Firing on all cylinders. That's one way to describe Meta Platforms (META -1.30%) stock over the last 12 months with its 181% return.

Indeed, you'll be hard-pressed to find many stocks that have outperformed the social media giant as the company's market cap has increased by an astounding $783 billion during its recent rally.

At any rate, many investors are likely asking themselves: Is it now too late to buy Meta Platforms?

I think there's still time. Here's why.

Meta Platforms is a dominant force in digital advertising

If there's one reason to own Meta Platforms stock, it's this: The company is one of two key players in an enormous and fast-growing industry -- the digital advertising market.

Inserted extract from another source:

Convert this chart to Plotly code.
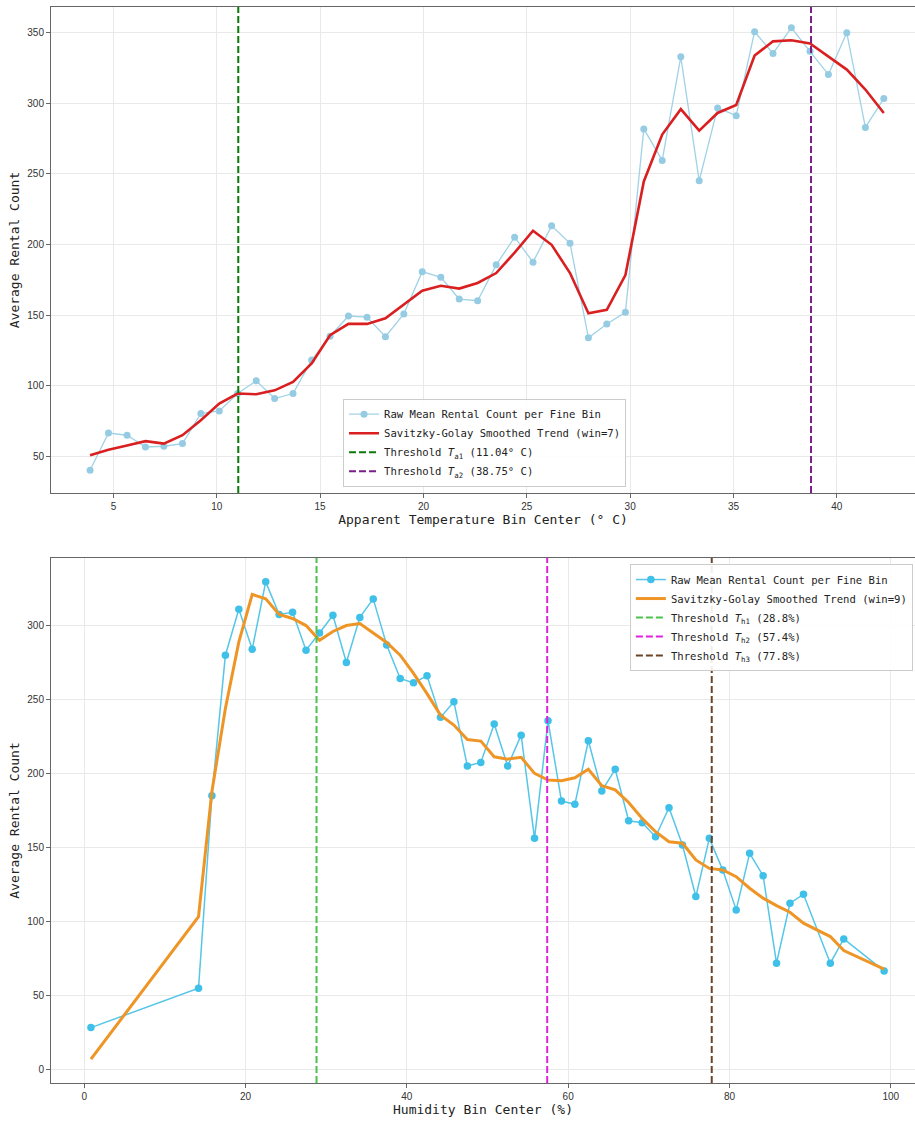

In brief, this market is dominated by two large companies: Alphabet and Meta Platforms. Alphabet's signature product, Google Search, generated about $175 billion in revenue in 2023, thanks to sponsored ad placements within search results. Meta Platforms, on the other hand, generated $132 billion in advertising revenue, split across its family of applications that includes Facebook, Instagram, and Whatsapp.

But what's truly impressive about Meta Platforms' ad revenue is how quickly it has grown. As you can see in the chart below, ad revenue has nearly doubled since 2019. Indeed, over the last 14 years, Meta's ad revenue has grown at a compound annual rate of 44%.

Bar chart showing Meta Platforms' ad revenue from 2009 - 2023.

Image source: Statista

Best of all for investors, the digital ad market shows no sign of slowing down. In fact, some analysts expect the total market to approach $1 trillion by 2028 -- up from $740 billion today.

If Meta Platforms can maintain its significant market share, chances are this internet giant will grow even larger -- rewarding both old and new shareholders in the process.